━━━━━ Information provided

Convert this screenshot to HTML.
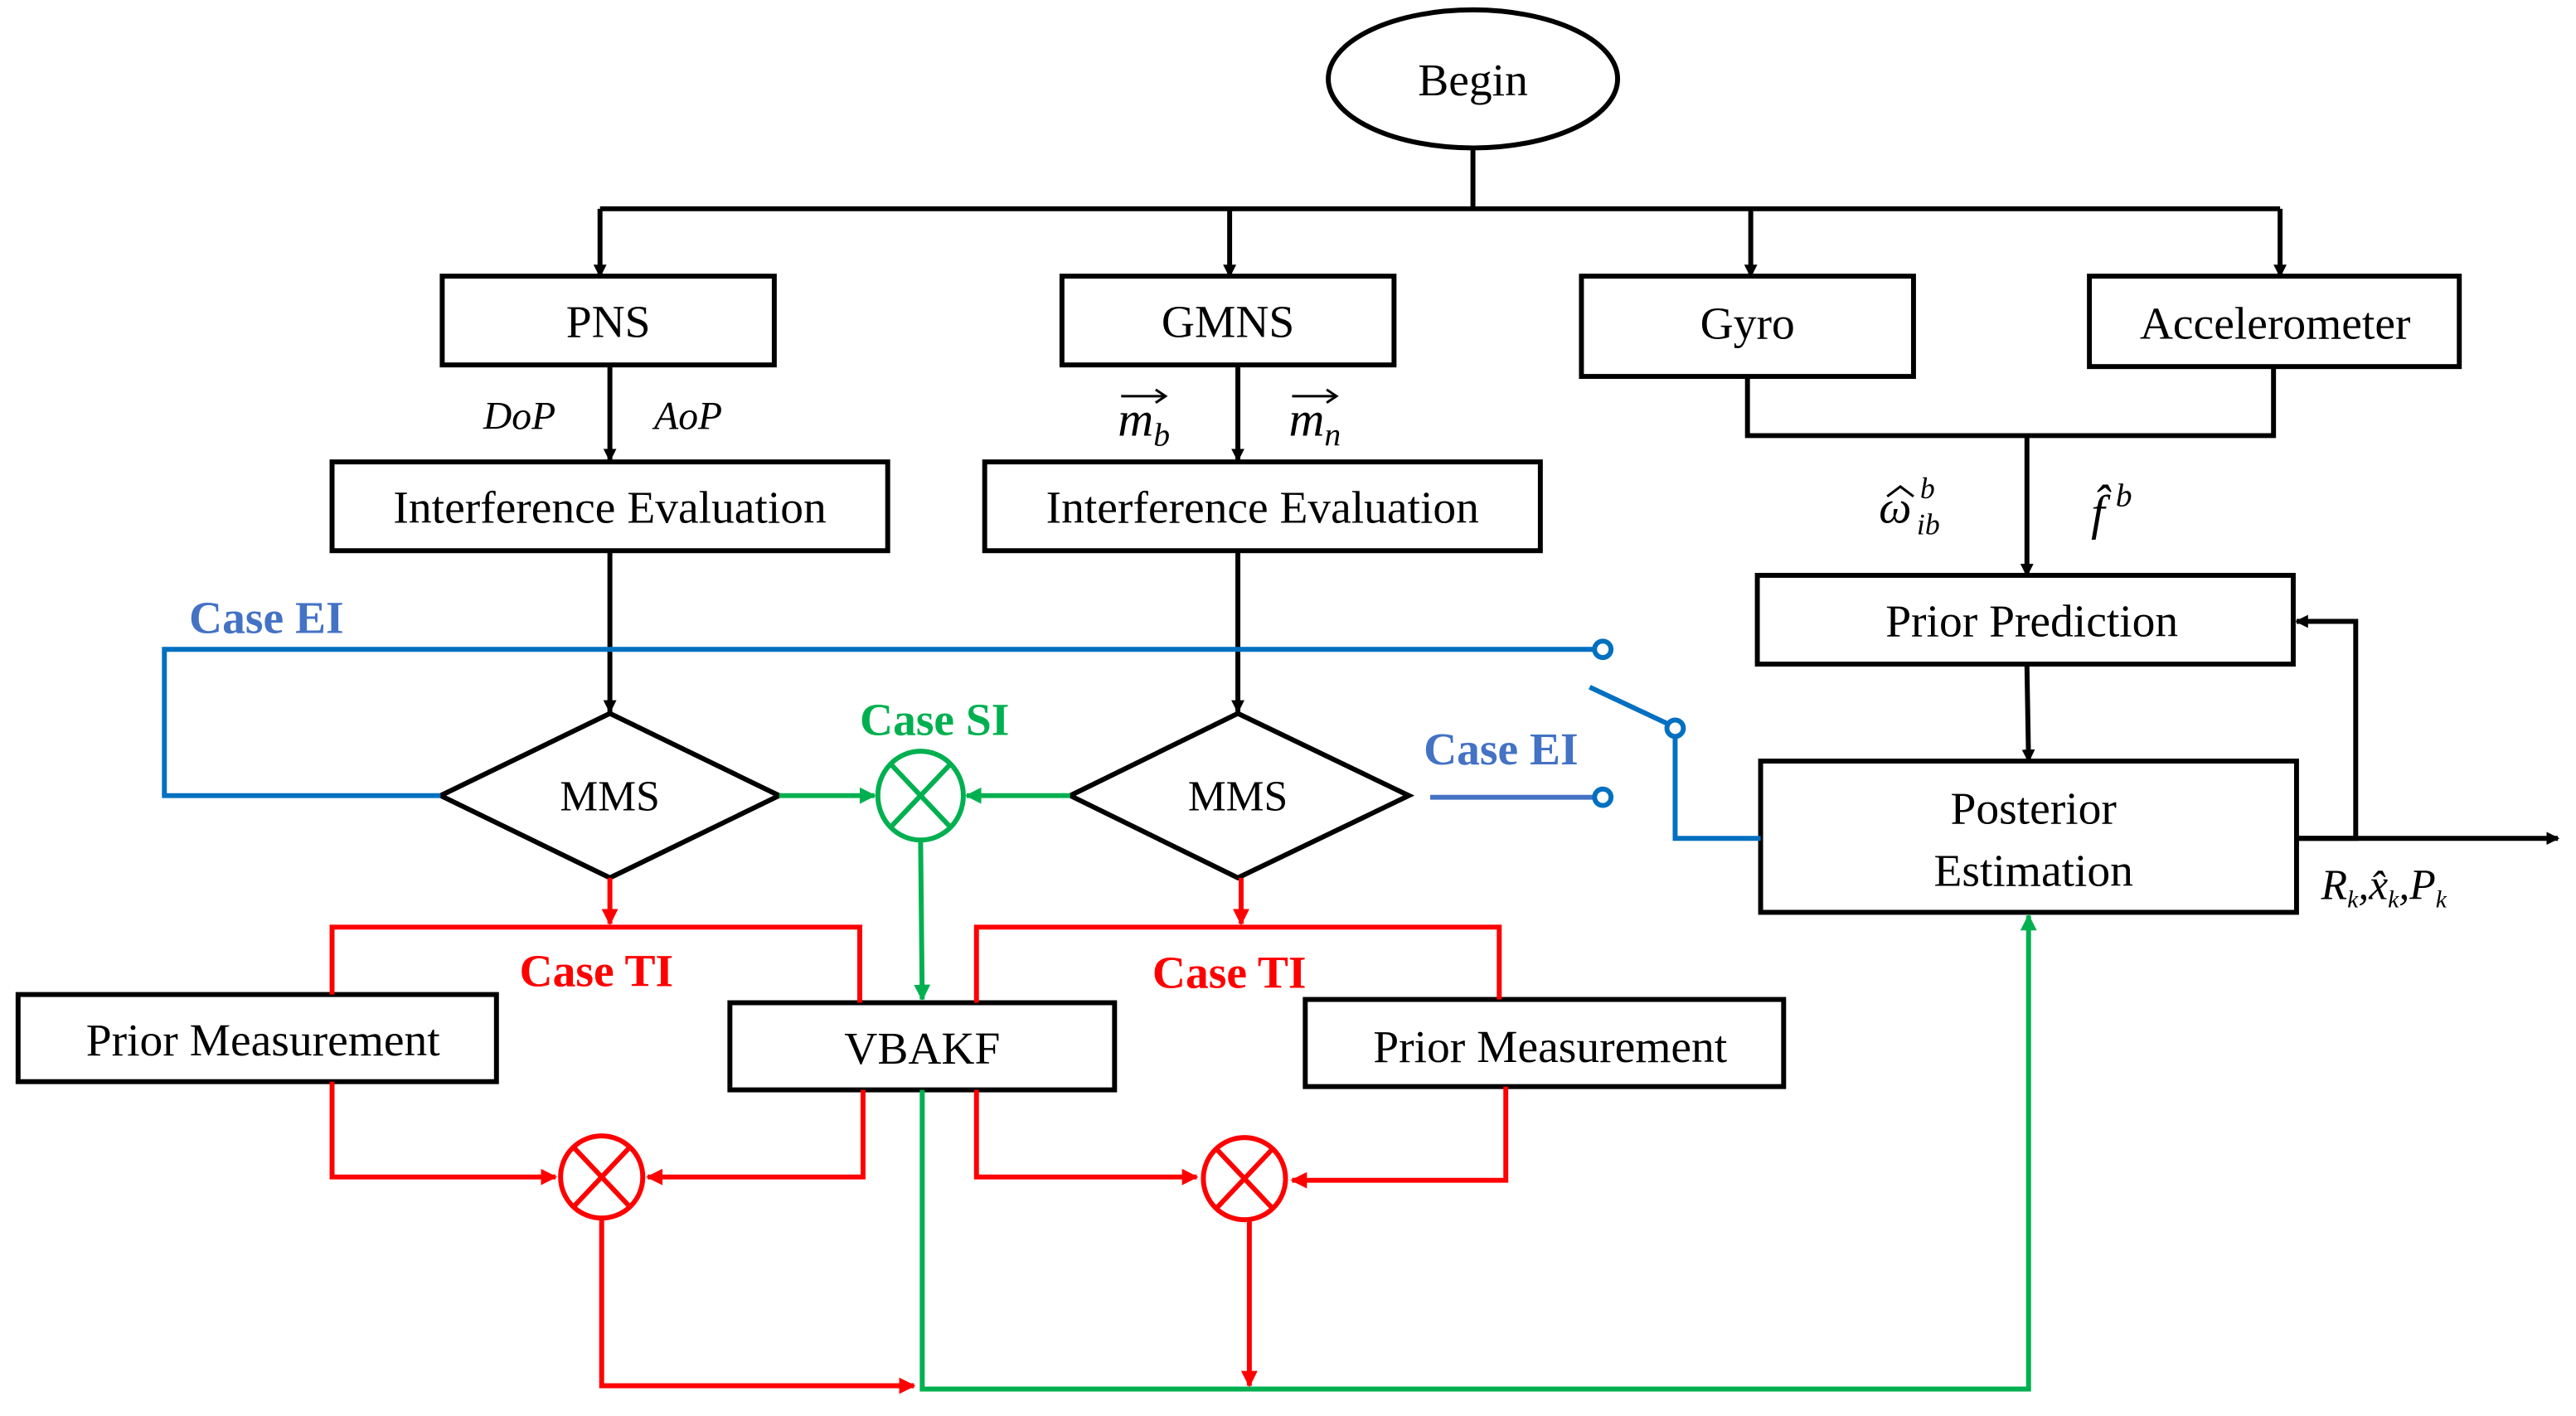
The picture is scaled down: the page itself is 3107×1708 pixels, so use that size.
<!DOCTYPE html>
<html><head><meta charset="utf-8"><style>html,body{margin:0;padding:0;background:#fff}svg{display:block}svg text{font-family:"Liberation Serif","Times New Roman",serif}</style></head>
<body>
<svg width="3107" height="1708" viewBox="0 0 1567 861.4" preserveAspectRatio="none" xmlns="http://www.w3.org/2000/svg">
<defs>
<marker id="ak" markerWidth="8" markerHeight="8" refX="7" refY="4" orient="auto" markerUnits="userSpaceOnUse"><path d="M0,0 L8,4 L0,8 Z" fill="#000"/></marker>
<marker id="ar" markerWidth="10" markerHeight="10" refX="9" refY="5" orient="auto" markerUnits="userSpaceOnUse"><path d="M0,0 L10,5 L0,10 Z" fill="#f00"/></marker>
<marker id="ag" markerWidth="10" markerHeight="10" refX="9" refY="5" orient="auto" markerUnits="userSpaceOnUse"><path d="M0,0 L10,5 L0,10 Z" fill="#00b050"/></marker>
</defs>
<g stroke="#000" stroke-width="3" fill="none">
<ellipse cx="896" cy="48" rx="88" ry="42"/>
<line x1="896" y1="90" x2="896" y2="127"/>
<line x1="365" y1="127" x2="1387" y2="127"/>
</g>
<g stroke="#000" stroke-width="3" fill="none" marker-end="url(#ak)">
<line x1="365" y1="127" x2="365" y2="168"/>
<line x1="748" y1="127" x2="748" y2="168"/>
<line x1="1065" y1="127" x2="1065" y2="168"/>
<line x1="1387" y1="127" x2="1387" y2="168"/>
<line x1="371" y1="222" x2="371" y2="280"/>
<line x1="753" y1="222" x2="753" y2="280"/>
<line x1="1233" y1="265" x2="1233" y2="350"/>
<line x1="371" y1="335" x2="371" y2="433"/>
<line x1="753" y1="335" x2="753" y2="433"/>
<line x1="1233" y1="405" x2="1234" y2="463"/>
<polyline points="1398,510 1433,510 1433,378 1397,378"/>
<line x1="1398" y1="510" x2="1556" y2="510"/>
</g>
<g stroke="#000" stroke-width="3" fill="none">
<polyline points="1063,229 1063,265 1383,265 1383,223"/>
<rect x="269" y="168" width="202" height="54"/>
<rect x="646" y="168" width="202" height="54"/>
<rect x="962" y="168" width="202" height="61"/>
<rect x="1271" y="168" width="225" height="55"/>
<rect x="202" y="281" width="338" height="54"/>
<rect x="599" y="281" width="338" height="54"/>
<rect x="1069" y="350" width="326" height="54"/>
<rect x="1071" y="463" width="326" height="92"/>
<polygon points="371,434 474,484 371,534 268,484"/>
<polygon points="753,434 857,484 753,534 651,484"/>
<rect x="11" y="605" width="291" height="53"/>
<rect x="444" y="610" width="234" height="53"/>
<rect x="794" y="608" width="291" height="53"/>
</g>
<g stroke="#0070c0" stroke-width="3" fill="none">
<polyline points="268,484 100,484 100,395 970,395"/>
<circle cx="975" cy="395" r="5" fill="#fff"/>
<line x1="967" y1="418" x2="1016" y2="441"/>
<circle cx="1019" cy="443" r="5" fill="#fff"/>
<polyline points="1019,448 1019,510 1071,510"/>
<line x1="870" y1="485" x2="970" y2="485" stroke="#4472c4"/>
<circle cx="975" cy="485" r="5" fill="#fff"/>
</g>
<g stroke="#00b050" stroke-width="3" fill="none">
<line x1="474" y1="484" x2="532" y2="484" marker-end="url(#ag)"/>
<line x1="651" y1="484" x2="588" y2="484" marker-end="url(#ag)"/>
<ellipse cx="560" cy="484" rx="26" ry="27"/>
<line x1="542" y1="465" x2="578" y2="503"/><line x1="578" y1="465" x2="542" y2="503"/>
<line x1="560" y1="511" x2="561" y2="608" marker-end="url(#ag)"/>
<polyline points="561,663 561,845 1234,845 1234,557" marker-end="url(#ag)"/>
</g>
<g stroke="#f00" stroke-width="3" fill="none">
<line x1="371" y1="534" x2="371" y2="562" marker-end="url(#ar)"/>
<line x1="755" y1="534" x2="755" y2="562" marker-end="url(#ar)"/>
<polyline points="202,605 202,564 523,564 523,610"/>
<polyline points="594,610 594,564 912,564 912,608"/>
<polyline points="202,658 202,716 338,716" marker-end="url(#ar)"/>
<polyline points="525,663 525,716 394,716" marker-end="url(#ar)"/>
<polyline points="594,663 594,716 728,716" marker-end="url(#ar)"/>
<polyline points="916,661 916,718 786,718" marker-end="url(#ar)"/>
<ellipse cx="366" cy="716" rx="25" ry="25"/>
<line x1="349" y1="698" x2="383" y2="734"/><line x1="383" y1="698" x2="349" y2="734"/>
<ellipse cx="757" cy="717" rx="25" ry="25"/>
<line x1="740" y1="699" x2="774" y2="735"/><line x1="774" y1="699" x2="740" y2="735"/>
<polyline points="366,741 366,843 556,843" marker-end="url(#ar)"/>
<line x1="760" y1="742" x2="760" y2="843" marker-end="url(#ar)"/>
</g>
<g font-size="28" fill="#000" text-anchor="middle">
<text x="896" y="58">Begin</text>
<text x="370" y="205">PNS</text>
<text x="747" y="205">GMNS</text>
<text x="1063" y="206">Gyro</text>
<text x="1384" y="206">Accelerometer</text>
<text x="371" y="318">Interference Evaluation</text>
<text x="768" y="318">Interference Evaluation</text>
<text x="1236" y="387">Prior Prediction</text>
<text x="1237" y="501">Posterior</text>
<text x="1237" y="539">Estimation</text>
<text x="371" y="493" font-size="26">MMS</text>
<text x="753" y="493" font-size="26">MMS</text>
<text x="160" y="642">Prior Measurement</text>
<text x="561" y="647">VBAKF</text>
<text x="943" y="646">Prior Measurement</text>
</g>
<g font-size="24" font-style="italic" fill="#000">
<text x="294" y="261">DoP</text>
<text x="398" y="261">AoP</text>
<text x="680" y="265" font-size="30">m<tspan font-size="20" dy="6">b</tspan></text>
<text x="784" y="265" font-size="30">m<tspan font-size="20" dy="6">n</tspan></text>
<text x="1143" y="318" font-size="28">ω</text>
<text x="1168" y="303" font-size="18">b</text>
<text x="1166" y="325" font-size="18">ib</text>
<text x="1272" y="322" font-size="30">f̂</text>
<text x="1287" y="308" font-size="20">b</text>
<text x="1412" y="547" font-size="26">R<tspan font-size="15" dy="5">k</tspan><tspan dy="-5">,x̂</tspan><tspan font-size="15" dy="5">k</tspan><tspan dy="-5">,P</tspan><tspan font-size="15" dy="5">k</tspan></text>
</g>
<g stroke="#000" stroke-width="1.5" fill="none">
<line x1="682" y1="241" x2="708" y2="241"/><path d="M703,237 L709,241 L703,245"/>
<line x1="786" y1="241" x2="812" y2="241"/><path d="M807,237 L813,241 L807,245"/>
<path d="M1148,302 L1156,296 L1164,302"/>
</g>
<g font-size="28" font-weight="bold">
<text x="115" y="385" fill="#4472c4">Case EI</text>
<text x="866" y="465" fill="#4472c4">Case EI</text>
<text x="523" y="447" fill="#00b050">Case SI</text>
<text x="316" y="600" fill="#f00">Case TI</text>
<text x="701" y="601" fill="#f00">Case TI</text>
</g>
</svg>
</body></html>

━━━━━━━━━━

| Aim |
Keep every word of the data as it is when you write it out, but drop the pictures.

| Answer to the exercise |
Convert this screenshot to HTML.
The picture is scaled down: the page itself is 3107×1708 pixels, so use that size.
<!DOCTYPE html>
<html><head><meta charset="utf-8"><style>html,body{margin:0;padding:0;background:#fff}svg{display:block}svg text{font-family:"Liberation Serif","Times New Roman",serif}</style></head>
<body>
<svg width="3107" height="1708" viewBox="0 0 1567 861.4" preserveAspectRatio="none" xmlns="http://www.w3.org/2000/svg">
<defs>
<marker id="ak" markerWidth="8" markerHeight="8" refX="7" refY="4" orient="auto" markerUnits="userSpaceOnUse"><path d="M0,0 L8,4 L0,8 Z" fill="#000"/></marker>
<marker id="ar" markerWidth="10" markerHeight="10" refX="9" refY="5" orient="auto" markerUnits="userSpaceOnUse"><path d="M0,0 L10,5 L0,10 Z" fill="#f00"/></marker>
<marker id="ag" markerWidth="10" markerHeight="10" refX="9" refY="5" orient="auto" markerUnits="userSpaceOnUse"><path d="M0,0 L10,5 L0,10 Z" fill="#00b050"/></marker>
</defs>
<g stroke="#000" stroke-width="3" fill="none">
<ellipse cx="896" cy="48" rx="88" ry="42"/>
<line x1="896" y1="90" x2="896" y2="127"/>
<line x1="365" y1="127" x2="1387" y2="127"/>
</g>
<g stroke="#000" stroke-width="3" fill="none" marker-end="url(#ak)">
<line x1="365" y1="127" x2="365" y2="168"/>
<line x1="748" y1="127" x2="748" y2="168"/>
<line x1="1065" y1="127" x2="1065" y2="168"/>
<line x1="1387" y1="127" x2="1387" y2="168"/>
<line x1="371" y1="222" x2="371" y2="280"/>
<line x1="753" y1="222" x2="753" y2="280"/>
<line x1="1233" y1="265" x2="1233" y2="350"/>
<line x1="371" y1="335" x2="371" y2="433"/>
<line x1="753" y1="335" x2="753" y2="433"/>
<line x1="1233" y1="405" x2="1234" y2="463"/>
<polyline points="1398,510 1433,510 1433,378 1397,378"/>
<line x1="1398" y1="510" x2="1556" y2="510"/>
</g>
<g stroke="#000" stroke-width="3" fill="none">
<polyline points="1063,229 1063,265 1383,265 1383,223"/>
<rect x="269" y="168" width="202" height="54"/>
<rect x="646" y="168" width="202" height="54"/>
<rect x="962" y="168" width="202" height="61"/>
<rect x="1271" y="168" width="225" height="55"/>
<rect x="202" y="281" width="338" height="54"/>
<rect x="599" y="281" width="338" height="54"/>
<rect x="1069" y="350" width="326" height="54"/>
<rect x="1071" y="463" width="326" height="92"/>
<polygon points="371,434 474,484 371,534 268,484"/>
<polygon points="753,434 857,484 753,534 651,484"/>
<rect x="11" y="605" width="291" height="53"/>
<rect x="444" y="610" width="234" height="53"/>
<rect x="794" y="608" width="291" height="53"/>
</g>
<g stroke="#0070c0" stroke-width="3" fill="none">
<polyline points="268,484 100,484 100,395 970,395"/>
<circle cx="975" cy="395" r="5" fill="#fff"/>
<line x1="967" y1="418" x2="1016" y2="441"/>
<circle cx="1019" cy="443" r="5" fill="#fff"/>
<polyline points="1019,448 1019,510 1071,510"/>
<line x1="870" y1="485" x2="970" y2="485" stroke="#4472c4"/>
<circle cx="975" cy="485" r="5" fill="#fff"/>
</g>
<g stroke="#00b050" stroke-width="3" fill="none">
<line x1="474" y1="484" x2="532" y2="484" marker-end="url(#ag)"/>
<line x1="651" y1="484" x2="588" y2="484" marker-end="url(#ag)"/>
<ellipse cx="560" cy="484" rx="26" ry="27"/>
<line x1="542" y1="465" x2="578" y2="503"/><line x1="578" y1="465" x2="542" y2="503"/>
<line x1="560" y1="511" x2="561" y2="608" marker-end="url(#ag)"/>
<polyline points="561,663 561,845 1234,845 1234,557" marker-end="url(#ag)"/>
</g>
<g stroke="#f00" stroke-width="3" fill="none">
<line x1="371" y1="534" x2="371" y2="562" marker-end="url(#ar)"/>
<line x1="755" y1="534" x2="755" y2="562" marker-end="url(#ar)"/>
<polyline points="202,605 202,564 523,564 523,610"/>
<polyline points="594,610 594,564 912,564 912,608"/>
<polyline points="202,658 202,716 338,716" marker-end="url(#ar)"/>
<polyline points="525,663 525,716 394,716" marker-end="url(#ar)"/>
<polyline points="594,663 594,716 728,716" marker-end="url(#ar)"/>
<polyline points="916,661 916,718 786,718" marker-end="url(#ar)"/>
<ellipse cx="366" cy="716" rx="25" ry="25"/>
<line x1="349" y1="698" x2="383" y2="734"/><line x1="383" y1="698" x2="349" y2="734"/>
<ellipse cx="757" cy="717" rx="25" ry="25"/>
<line x1="740" y1="699" x2="774" y2="735"/><line x1="774" y1="699" x2="740" y2="735"/>
<polyline points="366,741 366,843 556,843" marker-end="url(#ar)"/>
<line x1="760" y1="742" x2="760" y2="843" marker-end="url(#ar)"/>
</g>
<g font-size="28" fill="#000" text-anchor="middle">
<text x="896" y="58">Begin</text>
<text x="370" y="205">PNS</text>
<text x="747" y="205">GMNS</text>
<text x="1063" y="206">Gyro</text>
<text x="1384" y="206">Accelerometer</text>
<text x="371" y="318">Interference Evaluation</text>
<text x="768" y="318">Interference Evaluation</text>
<text x="1236" y="387">Prior Prediction</text>
<text x="1237" y="501">Posterior</text>
<text x="1237" y="539">Estimation</text>
<text x="371" y="493" font-size="26">MMS</text>
<text x="753" y="493" font-size="26">MMS</text>
<text x="160" y="642">Prior Measurement</text>
<text x="561" y="647">VBAKF</text>
<text x="943" y="646">Prior Measurement</text>
</g>
<g font-size="24" font-style="italic" fill="#000">
<text x="294" y="261">DoP</text>
<text x="398" y="261">AoP</text>
<text x="680" y="265" font-size="30">m<tspan font-size="20" dy="6">b</tspan></text>
<text x="784" y="265" font-size="30">m<tspan font-size="20" dy="6">n</tspan></text>
<text x="1143" y="318" font-size="28">ω</text>
<text x="1168" y="303" font-size="18">b</text>
<text x="1166" y="325" font-size="18">ib</text>
<text x="1272" y="322" font-size="30">f̂</text>
<text x="1287" y="308" font-size="20">b</text>
<text x="1412" y="547" font-size="26">R<tspan font-size="15" dy="5">k</tspan><tspan dy="-5">,x̂</tspan><tspan font-size="15" dy="5">k</tspan><tspan dy="-5">,P</tspan><tspan font-size="15" dy="5">k</tspan></text>
</g>
<g stroke="#000" stroke-width="1.5" fill="none">
<line x1="682" y1="241" x2="708" y2="241"/><path d="M703,237 L709,241 L703,245"/>
<line x1="786" y1="241" x2="812" y2="241"/><path d="M807,237 L813,241 L807,245"/>
<path d="M1148,302 L1156,296 L1164,302"/>
</g>
<g font-size="28" font-weight="bold">
<text x="115" y="385" fill="#4472c4">Case EI</text>
<text x="866" y="465" fill="#4472c4">Case EI</text>
<text x="523" y="447" fill="#00b050">Case SI</text>
<text x="316" y="600" fill="#f00">Case TI</text>
<text x="701" y="601" fill="#f00">Case TI</text>
</g>
</svg>
</body></html>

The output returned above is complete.